Are you confused about the COVID-19 policy changes this semester to keep students safe? Here’s a breakdown of the recent updates so far.
Image by Hailee Schievelbein

President Joan Gabel kicked off the spring semester with an update on COVID-19 safety protocols in her email to the University of Minnesota community on Jan.5.

Since then, University administration sent follow-up emails detailing changes that can be expected this semester for students. These changes include updated quarantine timelines, proof of vaccination and increasing access to N-95 and KN-95 masks.

“Students should expect a spring semester that looks similar to the fall in many ways, including mandatory mask usage in all indoor spaces,” Andria Waclawski, University assistant director of public relations, wrote in an emailed statement to the Minnesota Daily.

Based on Centers for Disease Control and Prevention’s (CDC) guidelines, the University updated its quarantine and isolation protocol to require students who test positive for COVID-19 to isolate for five days or until symptoms and fever subside. After the five-day period, students can return to in-person classes while still wearing a mask, according to Gabel’s email sent on Jan. 12.

Vaccinated students exposed to COVID-19 should wear a mask around others for ten days and take a COVID-19 test on day five.

However, students who are not fully vaccinated should wear a mask around others for ten days, stay home for five days and get tested on day five.

The University is encouraging students and staff to receive a booster shot along with the original vaccine mandate, according to Waclawski.

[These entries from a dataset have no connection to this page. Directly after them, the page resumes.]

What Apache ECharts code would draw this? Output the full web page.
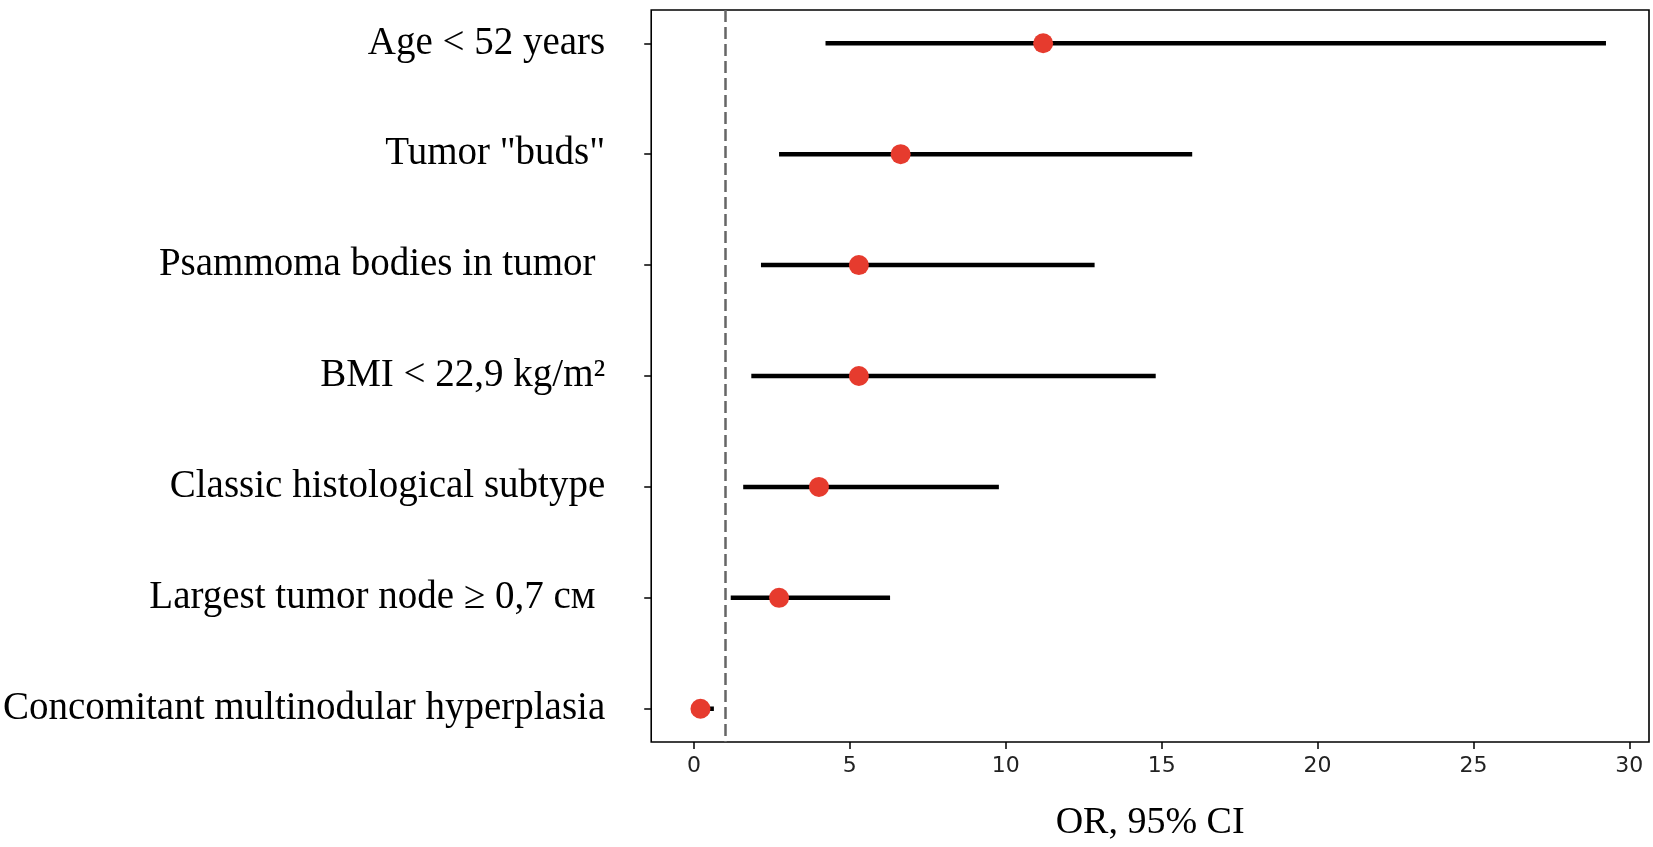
<!DOCTYPE html>
<html>
<head>
<meta charset="utf-8">
<script src="https://cdn.jsdelivr.net/npm/echarts@6/dist/echarts.min.js"></script>
<style>
html,body{margin:0;padding:0;background:#fff;}
#chart{width:1653px;height:847px;}
</style>
</head>
<body>
<div id="chart"></div>
<script>
const categories = ['Age < 52 years', 'Tumor "buds"', 'Psammoma bodies in tumor ', 'BMI < 22,9 kg/m²', 'Classic histological subtype', 'Largest tumor node ≥ 0,7 см ', 'Concomitant multinodular hyperplasia'];
const orValues = [11.2, 6.63, 5.29, 5.29, 4.01, 2.73, 0.21];
const ciLower  = [4.22, 2.73, 2.15, 1.84, 1.58, 1.18, 0.08];
const ciUpper  = [29.25, 15.98, 12.85, 14.81, 9.78, 6.29, 0.64];
const xTicks = [0, 5, 10, 15, 20, 25, 30];
const referenceLine = 1;
const xLabel = 'OR, 95% CI';

const yIdx = categories.map((c, i) => i);
const ciData = categories.map((c, i) => [ciLower[i], ciUpper[i], i]);
const pointData = categories.map((c, i) => [orValues[i], i]);

const chart = echarts.init(document.getElementById('chart'));
chart.setOption({
  animation: false,
  backgroundColor: '#fff',
  grid: {
    left: 651, right: 4, top: 10, bottom: 94,
    show: true, borderColor: '#000', borderWidth: 1.6, backgroundColor: 'transparent'
  },
  xAxis: {
    type: 'value', min: -1.37, max: 30.63, splitNumber: 6,
    name: xLabel, nameLocation: 'middle', nameGap: 62,
    nameTextStyle: { fontFamily: 'Liberation Serif', fontSize: 38, color: '#000' },
    axisLine: { show: false, onZero: false },
    axisTick: { show: true, customValues: xTicks, length: 7, inside: false, lineStyle: { color: '#000', width: 1.5 } },
    axisLabel: { customValues: xTicks, margin: 13, fontFamily: 'DejaVu Sans', fontSize: 22, color: '#222' },
    splitLine: { show: false }
  },
  yAxis: {
    type: 'value', inverse: true, min: -0.3, max: 6.3,
    axisLine: { show: false, onZero: false },
    axisTick: { show: true, customValues: yIdx, length: 7, inside: false, lineStyle: { color: '#000', width: 1.5 } },
    axisLabel: {
      customValues: yIdx, margin: 46,
      fontFamily: 'Liberation Serif', fontSize: 39, color: '#000',
      formatter: v => categories[Math.round(v)] || ''
    },
    splitLine: { show: false }
  },
  series: [
    {
      type: 'custom',
      data: ciData,
      encode: { x: [0, 1], y: 2 },
      z: 2,
      renderItem: function (params, api) {
        const p1 = api.coord([api.value(0), api.value(2)]);
        const p2 = api.coord([api.value(1), api.value(2)]);
        return {
          type: 'line',
          shape: { x1: p1[0], y1: p1[1], x2: p2[0], y2: p2[1] },
          style: { stroke: '#000', lineWidth: 4.5 }
        };
      }
    },
    {
      type: 'scatter',
      data: pointData,
      symbol: 'circle',
      symbolSize: 20,
      z: 3,
      itemStyle: { color: '#e63b2e', opacity: 1 },
      markLine: {
        silent: true,
        symbol: 'none',
        label: { show: false },
        lineStyle: { color: '#666', width: 2.5, type: [12, 5] },
        data: [{ xAxis: referenceLine }]
      }
    }
  ]
});
</script>
</body>
</html>
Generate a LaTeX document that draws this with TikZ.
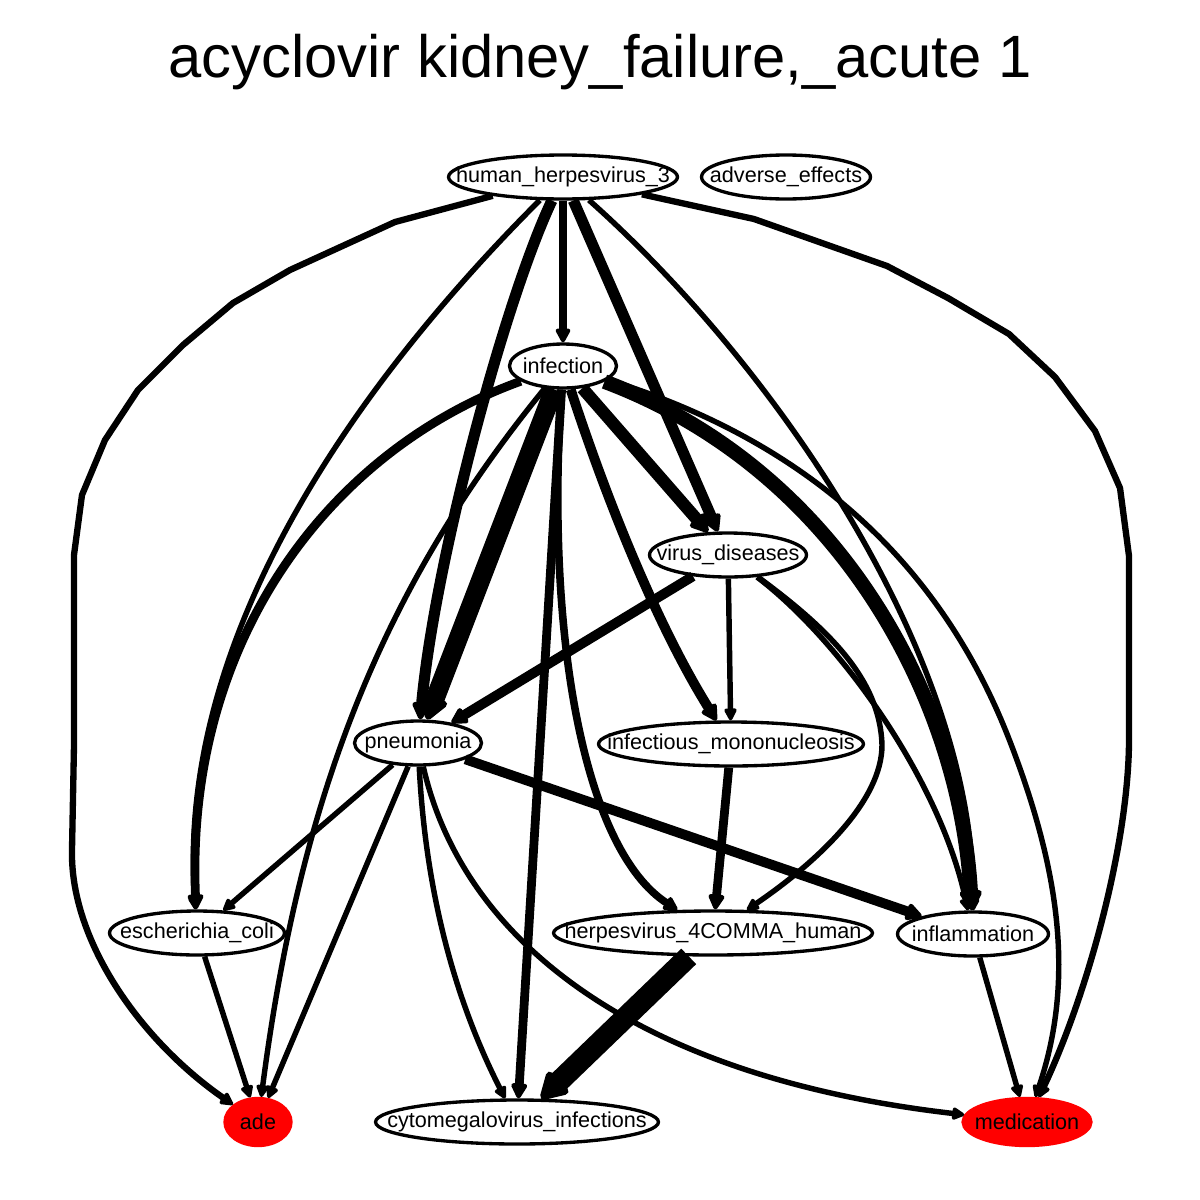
\documentclass[tikz,border=0pt]{standalone}
\usepackage{fontspec}
\setmainfont{Liberation Sans}
\usetikzlibrary{arrows.meta,shapes.geometric}
\newcommand\nlab[1]{\makebox[0pt]{#1}}
\begin{document}
\begin{tikzpicture}[x=0.02cm,y=-0.02cm,
  nd/.style={ellipse, draw=black, line width=1.9pt, inner sep=0pt, minimum height=0.88cm, font=\fontsize{12.3}{14}\selectfont},
  rednd/.style={nd, draw=red, fill=red},
  ed/.style={draw=black, line width=#1, line join=round, -{Triangle[length=5pt 1.0, width=4pt 1.2, round]}},
  ttl/.style={font=\fontsize{34}{40}\selectfont, inner sep=0pt}
]
\fill[white] (0,0) rectangle (1200,1200);
\useasboundingbox (0,0) rectangle (1200,1200);

\node[ttl] (title) at (600,62) {acyclovir kidney\_failure,\_acute 1};

\node[nd, minimum width=4.58cm] (hh3) at (563,177) {\nlab{human\_herpesvirus\_3}};
\node[nd, minimum width=3.38cm] (ae) at (786,177) {\nlab{adverse\_effects}};
\node[nd, minimum width=2.14cm] (inf) at (563,366) {\nlab{infection}};
\node[nd, minimum width=3.14cm] (vd) at (728,555) {\nlab{virus\_diseases}};
\node[nd, minimum width=2.54cm] (pn) at (418,743) {\nlab{pneumonia}};
\node[nd, minimum width=5.30cm] (mono) at (731,744) {\nlab{infectious\_mononucleosis}};
\node[nd, minimum width=3.50cm] (esch) at (197,933) {\nlab{escherichia\_coli}};
\node[nd, minimum width=6.38cm] (h4) at (713,933) {\nlab{herpesvirus\_4COMMA\_human}};
\node[nd, minimum width=3.02cm] (infl) at (973,934) {\nlab{inflammation}};
\node[rednd, minimum width=1.32cm, minimum height=0.94cm] (ade) at (258,1122) {\nlab{ade}};
\node[nd, minimum width=5.66cm] (cmv) at (517,1122) {\nlab{cytomegalovirus\_infections}};
\node[rednd, minimum width=2.56cm, minimum height=0.94cm] (med) at (1027,1122) {\nlab{medication}};

% from human_herpesvirus_3
\draw[ed=4.3pt] (hh3) -- (inf);
\draw[ed=6.3pt] (hh3) -- (vd);
\draw[ed=6.3pt] (hh3) .. controls (505,300) and (435,560) .. (pn);
\draw[ed=3.1pt] (hh3) .. controls (380,360) and (175,620) .. (esch);
\draw[ed=3.6pt] (hh3) -- (395,222) -- (290,270) -- (233,303) -- (183,345) -- (138,390) -- (105,440) -- (82,495) -- (74,555) -- (74,745) -- (72,850) .. controls (70,940) and (140,1040) .. (ade);
\draw[ed=3.1pt] (hh3) .. controls (780,370) and (975,660) .. (infl);
\draw[ed=3.6pt] (hh3) -- (754,219) -- (887,266) -- (948,298) -- (1009,334) -- (1055,377) -- (1095,431) -- (1120,488) -- (1129,556) -- (1129,742) .. controls (1128,850) and (1085,1000) .. (med);

% from infection
\draw[ed=10.8pt] (inf) -- (pn);
\draw[ed=7pt] (inf) -- (vd);
\draw[ed=5.6pt] (inf) .. controls (610,510) and (660,630) .. (mono);
\draw[ed=8.3pt] (inf) .. controls (840,470) and (960,700) .. (infl);
\draw[ed=3.1pt] (inf) .. controls (820,445) and (945,575) .. (1009,739) .. controls (1060,870) and (1075,980) .. (med);
\draw[ed=5pt] (inf) .. controls (330,450) and (185,640) .. (esch);
\draw[ed=3.1pt] (inf) .. controls (380,590) and (300,800) .. (ade);
\draw[ed=5pt] (inf) -- (cmv);
\draw[ed=4.3pt] (inf) .. controls (545,640) and (585,850) .. (h4);

% from virus_diseases
\draw[ed=5.6pt] (vd) -- (pn);
\draw[ed=3.1pt] (vd) -- (mono);
\draw[ed=3.1pt] (vd) .. controls (840,640) and (940,780) .. (infl);
\draw[ed=3.1pt] (vd) .. controls (830,630) and (880,680) .. (882,745) .. controls (882,800) and (820,860) .. (h4);

% from pneumonia
\draw[ed=3.1pt] (pn) -- (esch);
\draw[ed=3.1pt] (pn) -- (ade);
\draw[ed=3.1pt] (pn) .. controls (425,880) and (450,990) .. (cmv);
\draw[ed=3.1pt] (pn) .. controls (460,930) and (620,1075) .. (med);
\draw[ed=5.6pt] (pn) -- (infl);

% others
\draw[ed=5pt] (mono) -- (h4);
\draw[ed=12.2pt] (h4) -- (cmv);
\draw[ed=3.1pt] (esch) -- (ade);
\draw[ed=3.1pt] (infl) -- (med);
\end{tikzpicture}
\end{document}
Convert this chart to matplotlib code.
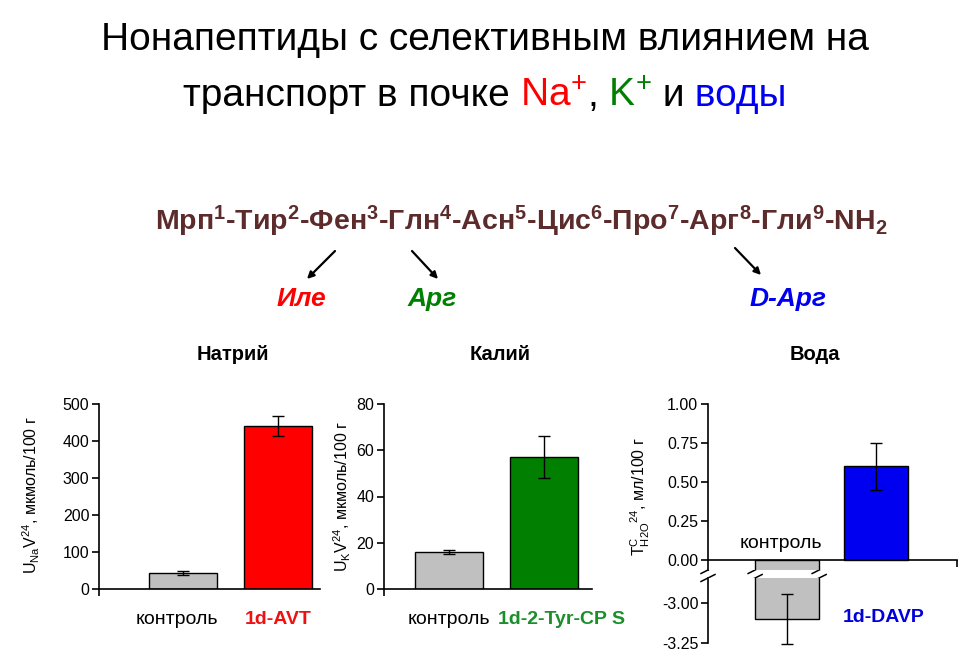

In addition, Waclawski’s email stated “we continue to closely collaborate with instructors and other University support resources to provide any needed flexibility or other accommodations.”

Third-year student Josephine Meloy said the frequency of the University’s COVID-19 protocol updates emails so far are helpful, but could use more clarity.

“I do wish that those weekly email blasts had information that was actually answering the [students’] questions or maybe a place to submit questions,” Meloy said.

On the other hand, some students said they want stronger safety protocols.

Amethyst O’Connell, a seventh-year electrical engineering student, said they are strongly dissatisfied with the University’s COVID-19 measures and want to see more online options.

“I actually spent the winter semester trying to transfer to the University of North Dakota because they have an online program and we don’t,” O’Connell said.

To provide more flexibility to professors, the University decided to allow professors to change their course delivery without seeking additional approval, stated in University Provost Rachel Croson’s Jan. 6 letter.

Now, professors who are unable to lead a class for COVID-19 related reasons for a time period of up to five weekdays are able to alter their course delivery without seeking additional approval. If professors need to modify their course delivery for more than a five-day period, they need to reach out to a program head or chair first.

According to Waclawski, new information regarding COVID-19 safety protocols will be posted to Safe Campus and the Office of the Executive Vice President and Provost’s website, while any large-scale changes will be communicated directly to students, faculty and staff.